In such a pressure cooker so far away from all that is familiar and safe, political and religious verities melt into profound self-doubt.

Now every woman and every man
They want to take a righteous stand
Find the love that God wills
And the faith that He commands
I’ve got my finger on the trigger
And tonight faith just ain’t enough
When I look inside my heart
There’s just devils and dust

We do well to remember that truth does not change based on whether we believe it or not, but that our convictions are susceptible to the plausibility of our context. It is a human reality that demands far more compassion for doubt and confusion. We have not stood guard at an Iraqi checkpoint. Our response should not be catechetical instruction, but human reassurance, making real the incarnate presence of God.

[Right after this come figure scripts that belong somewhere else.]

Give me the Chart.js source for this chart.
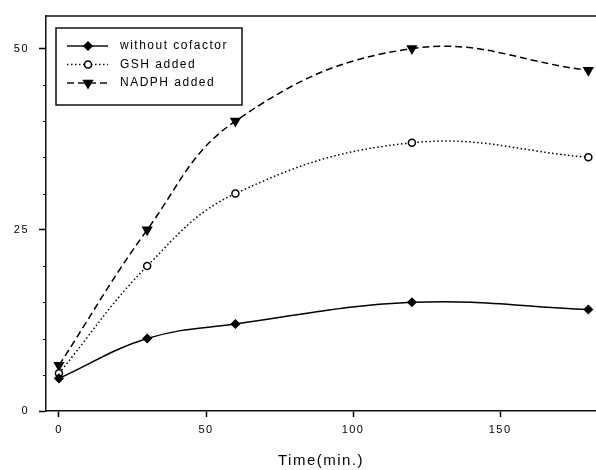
<!DOCTYPE html>
<html>
<head>
<meta charset="utf-8">
<script src="https://cdn.jsdelivr.net/npm/chart.js@4/dist/chart.umd.min.js"></script>
<style>
body { margin: 0; background: #fff; overflow: hidden; }
#wrap { width: 596px; height: 470px; }
</style>
</head>
<body>
<div id="wrap"><canvas id="chart" width="596" height="470"></canvas></div>
<script>
// time points (min)
const times = [0, 30, 60, 120, 180];
const withoutCofactor = [4.5, 10, 12, 15, 14];
const gshAdded = [5.2, 20, 30, 37, 35];
const nadphAdded = [6.3, 25, 40, 50, 47];
const seriesNames = ['without cofactor', 'GSH added', 'NADPH added'];
const yLabelTicks = [0, 25, 50];
const xTitle = 'Time(min.)';

const FONT = "'Liberation Sans', Arial, sans-serif";

function pts(vals) {
    return times.map((t, i) => ({ x: t, y: vals[i] }));
}

// little marker drawer for the legend box
function drawMarker(ctx, ds, x, y) {
    ctx.save();
    ctx.lineWidth = 1.5;
    ctx.strokeStyle = '#000';
    ctx.fillStyle = ds.pointBackgroundColor;
    ctx.beginPath();
    const r = ds.pointRadius;
    if (ds.pointStyle === 'rectRot') {
        ctx.moveTo(x, y - r); ctx.lineTo(x + r, y); ctx.lineTo(x, y + r); ctx.lineTo(x - r, y);
    } else if (ds.pointStyle === 'triangle') {
        ctx.moveTo(x - r * 0.87, y - r * 0.5); ctx.lineTo(x + r * 0.87, y - r * 0.5); ctx.lineTo(x, y + r);
    } else {
        ctx.arc(x, y, r, 0, Math.PI * 2);
    }
    ctx.closePath();
    ctx.fill();
    ctx.stroke();
    ctx.restore();
}

const framePlugin = {
    id: 'frame',
    beforeDraw(chart) {
        chart.ctx.letterSpacing = '1.5px';
    },
    afterDraw(chart) {
        const ctx = chart.ctx;
        const a = chart.chartArea;
        const ys = chart.scales.y;
        ctx.save();
        ctx.strokeStyle = '#111';
        ctx.lineWidth = 1.5;
        // top border of the frame
        ctx.beginPath();
        ctx.moveTo(a.left, a.top);
        ctx.lineTo(a.right, a.top);
        ctx.stroke();
        // short minor ticks on y every 5
        ctx.lineWidth = 1;
        for (let v = 5; v < ys.max; v += 5) {
            if (v % 25 === 0) continue;
            const py = Math.round(ys.getPixelForValue(v)) + 0.5;
            ctx.beginPath();
            ctx.moveTo(a.left - 3, py);
            ctx.lineTo(a.left, py);
            ctx.stroke();
        }
        // legend box
        const bx = a.left + 10, by = a.top + 12, bw = 186, bh = 77;
        ctx.lineWidth = 1.5;
        ctx.strokeRect(bx, by, bw, bh);
        ctx.font = '12px ' + FONT;
        ctx.letterSpacing = '1.5px';
        ctx.fillStyle = '#000';
        ctx.textBaseline = 'middle';
        chart.data.datasets.forEach((ds, i) => {
            const ry = by + 18 + i * 18.5;
            ctx.save();
            ctx.lineWidth = ds.borderWidth;
            ctx.setLineDash(ds.borderDash || []);
            ctx.beginPath();
            ctx.moveTo(bx + 11, ry);
            ctx.lineTo(bx + 52, ry);
            ctx.stroke();
            ctx.restore();
            drawMarker(ctx, ds, bx + 32, ry);
            ctx.fillText(ds.label, bx + 64, ry);
        });
        ctx.restore();
    }
};

new Chart(document.getElementById('chart'), {
    type: 'line',
    data: {
        datasets: [
            {
                label: seriesNames[0],
                data: pts(withoutCofactor),
                borderColor: '#000',
                borderWidth: 1.5,
                pointStyle: 'rectRot',
                pointRadius: 4,
                pointBackgroundColor: '#000',
                pointBorderColor: '#000'
            },
            {
                label: seriesNames[1],
                data: pts(gshAdded),
                borderColor: '#000',
                borderWidth: 1.5,
                borderDash: [1.5, 2.5],
                pointStyle: 'circle',
                pointRadius: 3.5,
                pointBorderWidth: 1.5,
                pointBackgroundColor: '#fff',
                pointBorderColor: '#000'
            },
            {
                label: seriesNames[2],
                data: pts(nadphAdded),
                borderColor: '#000',
                borderWidth: 1.5,
                borderDash: [7, 4],
                pointStyle: 'triangle',
                pointRotation: 180,
                pointRadius: 5,
                pointBackgroundColor: '#000',
                pointBorderColor: '#000'
            }
        ]
    },
    options: {
        responsive: false,
        animation: false,
        tension: 0.4,
        layout: { autoPadding: false, padding: { top: 16, right: 0, left: 0, bottom: 0 } },
        plugins: {
            legend: { display: false },
            tooltip: { enabled: false }
        },
        scales: {
            x: {
                type: 'linear',
                min: -4.4,
                max: 182.6,
                grid: { drawOnChartArea: false, tickLength: 6, tickColor: '#000', tickWidth: 1.5 },
                border: { color: '#111', width: 1.5 },
                ticks: {
                    stepSize: 50,
                    includeBounds: false,
                    padding: 6,
                    color: '#000',
                    font: { family: FONT, size: 11 }
                },
                title: {
                    display: true,
                    text: xTitle,
                    color: '#000',
                    font: { family: FONT, size: 15 },
                    padding: { top: 9, bottom: 0 }
                },
                afterFit(scale) {
                    scale.height = 59;
                    scale.paddingLeft = 0;
                    scale.paddingRight = 0;
                }
            },
            y: {
                min: 0,
                max: 54.5,
                grid: {
                    drawOnChartArea: false,
                    tickLength: 7,
                    tickWidth: 1.5,
                    tickColor: c => (c.tick && c.tick.value % 25 === 0) ? '#000' : 'rgba(0,0,0,0)'
                },
                border: { color: '#111', width: 1.5 },
                ticks: {
                    stepSize: 5,
                    includeBounds: false,
                    padding: 10,
                    color: '#000',
                    font: { family: FONT, size: 11 },
                    callback: v => yLabelTicks.includes(v) ? v : ''
                },
                afterFit(scale) {
                    scale.width = 46;
                    scale.paddingTop = 0;
                    scale.paddingBottom = 0;
                }
            }
        }
    },
    plugins: [framePlugin]
});
</script>
</body>
</html>
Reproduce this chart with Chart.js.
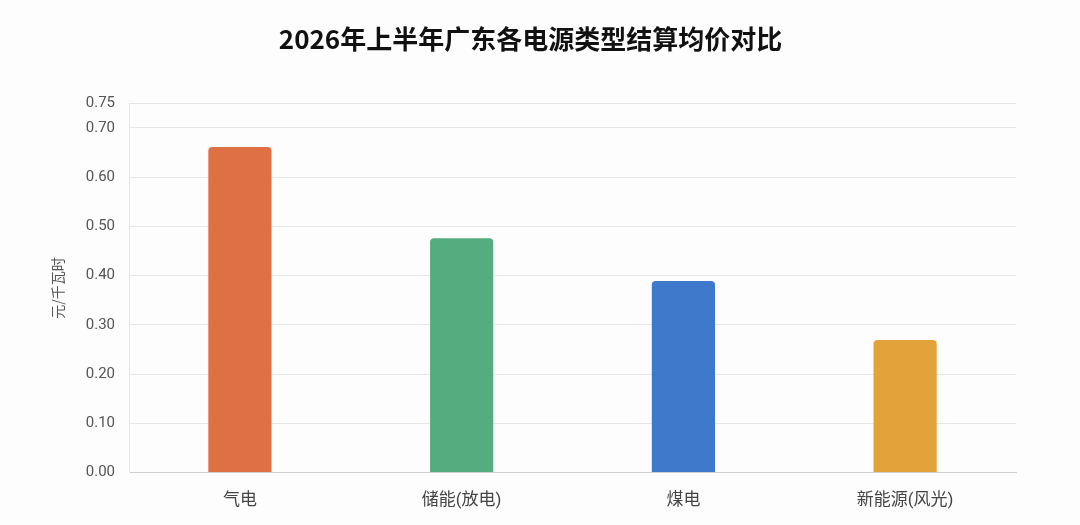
<!DOCTYPE html>
<html>
<head>
<meta charset="utf-8">
<script src="https://cdn.jsdelivr.net/npm/chart.js@4.4.1/dist/chart.umd.min.js"></script>
<style>
  html, body { margin: 0; padding: 0; background: #fdfdfd; }
  #wrap { width: 1080px; height: 525px; }
</style>
</head>
<body>
<div id="wrap"><canvas id="bar-chart"></canvas></div>
<script>
// data
var categories = ["气电", "储能(放电)", "煤电", "新能源(风光)"];
var prices = [0.661, 0.476, 0.389, 0.269];
var barColors = ["#DF7044", "#53AD7F", "#3E79CC", "#E2A33A"];
var tickValues = [0, 0.1, 0.2, 0.3, 0.4, 0.5, 0.6, 0.7, 0.75];

var font = "Roboto, 'Noto Sans CJK SC', sans-serif";

var barChart = new Chart(document.getElementById("bar-chart"), {
    type: 'bar',
    data: {
      labels: categories,
      datasets: [{
        data: prices,
        backgroundColor: barColors,
        borderRadius: { topLeft: 4, topRight: 4 },
        borderSkipped: 'bottom',
        categoryPercentage: 1.0,
        barPercentage: 0.285
      }]
    },
    options: {
      responsive: true,
      maintainAspectRatio: false,
      animation: false,
      layout: { padding: { left: 45, right: 64, top: 24, bottom: 4 } },
      plugins: {
        legend: { display: false },
        tooltip: { enabled: false },
        title: {
          display: true,
          text: '2026年上半年广东各电源类型结算均价对比',
          color: '#111',
          font: { family: "'Noto Sans CJK SC', sans-serif", size: 26, weight: 'bold' },
          padding: { top: 0, bottom: 48 }
        }
      },
      scales: {
        x: {
          grid: { display: false },
          border: { color: '#cfcfcf', width: 1 },
          ticks: { color: '#444', font: { family: font, size: 17 }, padding: 10 }
        },
        y: {
          min: 0,
          max: 0.75,
          afterBuildTicks: function(axis) {
            axis.ticks = tickValues.map(function(v) { return { value: v }; });
          },
          grid: { color: '#e6e6e6', drawTicks: false },
          border: { display: true, color: '#e6e6e6' },
          ticks: {
            color: '#555',
            font: { family: font, size: 15 },
            padding: 14,
            callback: function(v) { return Number(v).toFixed(2); }
          },
          title: {
            display: true,
            text: '元/千瓦时',
            color: '#555',
            font: { family: "'Noto Sans CJK SC', sans-serif", size: 14 },
            padding: { bottom: 6 }
          }
        }
      }
    }
});
</script>
</body>
</html>
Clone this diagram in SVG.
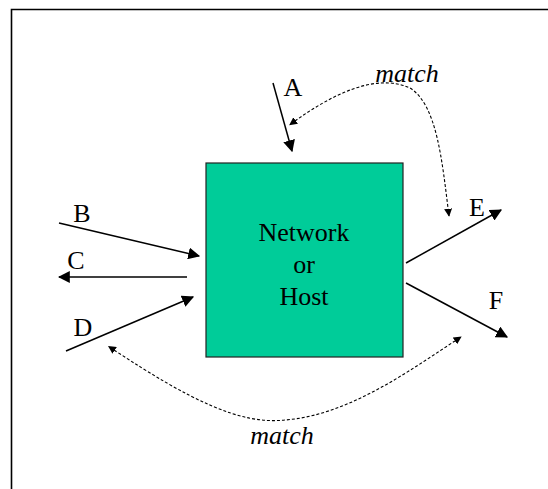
<svg xmlns="http://www.w3.org/2000/svg" width="548" height="489" viewBox="0 0 548 489">
<style>
.lbl{font-family:"Liberation Serif","DejaVu Serif",serif;font-size:26px;fill:#000}
.m{font-style:italic}
.sol{stroke:#000;stroke-width:1.5;fill:none}
.dash{stroke:#000;stroke-width:1.1;fill:none;stroke-dasharray:3 2}
</style>
<defs>
<marker id="ah" viewBox="0 0 10 10" refX="9" refY="5" markerWidth="8" markerHeight="8" markerUnits="userSpaceOnUse" orient="auto"><path d="M0,0 L10,5 L0,10 z" fill="#000"/></marker>
<marker id="ahL" viewBox="0 0 10 10" refX="9" refY="5" markerWidth="12" markerHeight="12" markerUnits="userSpaceOnUse" orient="auto"><path d="M0,0 L10,5 L0,10 z" fill="#000"/></marker>
<marker id="ahS" viewBox="0 0 10 10" refX="1" refY="5" markerWidth="8" markerHeight="8" markerUnits="userSpaceOnUse" orient="auto-start-reverse"><path d="M0,0 L10,5 L0,10 z" fill="#000"/></marker>
</defs>
<rect x="0" y="0" width="548" height="489" fill="#fff"/>
<path d="M11.5 489 V9.5 H548" stroke="#000" stroke-width="1.6" fill="none"/>
<g id="node-box">
<rect x="206" y="163" width="197" height="194" fill="#00CC99" stroke="#222" stroke-width="1.2"/>
<text class="lbl" x="304" y="241" text-anchor="middle">Network</text>
<text class="lbl" x="304" y="273" text-anchor="middle">or</text>
<text class="lbl" x="304" y="305" text-anchor="middle">Host</text>
</g>
<g id="connectors">
<line class="sol" x1="273" y1="83" x2="292" y2="151" marker-end="url(#ahL)"/>
<line class="sol" x1="59" y1="223" x2="199" y2="256" marker-end="url(#ahL)"/>
<line class="sol" x1="187" y1="277" x2="59" y2="277" marker-end="url(#ahL)"/>
<line class="sol" x1="66" y1="351" x2="193" y2="297" marker-end="url(#ahL)"/>
<line class="sol" x1="406" y1="263" x2="501" y2="210" marker-end="url(#ahL)"/>
<line class="sol" x1="406" y1="283" x2="507" y2="337" marker-end="url(#ahL)"/>
<path class="dash" d="M295 121 C330 96, 375 72, 410 88 C437 105, 442 160, 449 216" marker-start="url(#ahS)" marker-end="url(#ah)"/>
<path class="dash" d="M114 350 C190 400, 240 425, 285 420 C350 415, 410 370, 461 337" marker-start="url(#ahS)" marker-end="url(#ah)"/>
</g>
<g id="labels">
<text class="lbl" x="293" y="96" text-anchor="middle">A</text>
<text class="lbl" x="82" y="222" text-anchor="middle">B</text>
<text class="lbl" x="76" y="269" text-anchor="middle">C</text>
<text class="lbl" x="83" y="336" text-anchor="middle">D</text>
<text class="lbl" x="477" y="216" text-anchor="middle">E</text>
<text class="lbl" x="496" y="309" text-anchor="middle">F</text>
<text class="lbl m" x="407" y="82" text-anchor="middle">match</text>
<text class="lbl m" x="282" y="444" text-anchor="middle">match</text>
</g>
</svg>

The controversial song, “ Reno,” describes the thoughts of an older man making a visit to a Nevada prostitute. Its lyrics are graphic in detail and yet there has rarely been a more poignant critique of casual sex. Springsteen explains in The New York Times, “He’s in this room with this proxy, because he couldn’t handle the real thing. The physicality, the sexual content of the song was important, because casual sex is kind of a closing the book on you. It’s ecstasy, and it’s release. Sex with someone you love is opening the book on you, which is always a risky and frightening read.”

While the lyrics will make a Christian listener wince, his memories of his former love, Maria, contrast powerfully the difference between sex and love.

I was sure the work and the smile coming out ‘neath your hat was all I’d ever need
Somehow all you ever need’s, never really quite enough you know
You and I, Maria, we learned it’s so

Now years later, as he stares out the motel blinds he thinks about the sunlight on her hair, and horseback rides they took together with the cowboys down into the cool rivers of green. Sexual passion is released, while the memory of love lost painfully remains.

The final song on the album is “Matamoros Banks,” the story of an illegal immigrant’s unsuccessful attempt to swim the Rio Grande River into Texas. The story of his drowning is told in reverse —from death realized back to dreams anticipated.

For two days the river keeps you down
Then you rise to the light without a sound
Past the playgrounds and empty switching yards
The turtles eat the skin from your eyes, so they lay open to the stars

The stories here do not have happy endings or neat resolutions. A child runs away from a drug-laden home. A retired boxer, bruised and battered, asks his mother to let him lie down for a while before returning to his violent world. A thirteen-year-old muses on the meaning of his mother’s unexpected death. A mother struggles with the death of her only son.

Life is deeply tragic if viewed only from the birth to death. Herein is the flaw in Springsteen’s depiction of the human condition. He leaves the movie early and wonders at its meaning. His songs end almost mid-sentence. When he sings of the Blessed Mary’s loss in “Jesus Was an Only Son,” he captures her human emotion, but not her spiritual understanding.

Now there’s a loss that can never be replaced
A destination that can never be reached
A light you’ll never find in another’s face
A sea whose distance cannot be breached

There is in every human heart a deep longing for home—in its most profound metaphysical sense. And it was of this home that Jesus spoke, “Do not let your hearts be troubled. Trust in God, trust also in me. In my Father’s house are many rooms; if it were not so, I would have told you. I am going there to prepare a place for you” (John 14:2). C.S. Lewis writes in Till We Have Faces, “Do you think it all meant nothing, all the longing? The longing for home?” Life only makes sense in the light of eternity and all our deepest longings only find their final fulfillment in the home He provides.

But until we can identify with those who live on the edge of hope and face the tragedy of sin, we will never be able to connect emotionally long enough to point those most in need of grace to its Source. Keep Lynndie and her son in your prayers. Far more than religious sacrifice, God wants our hearts of mercy.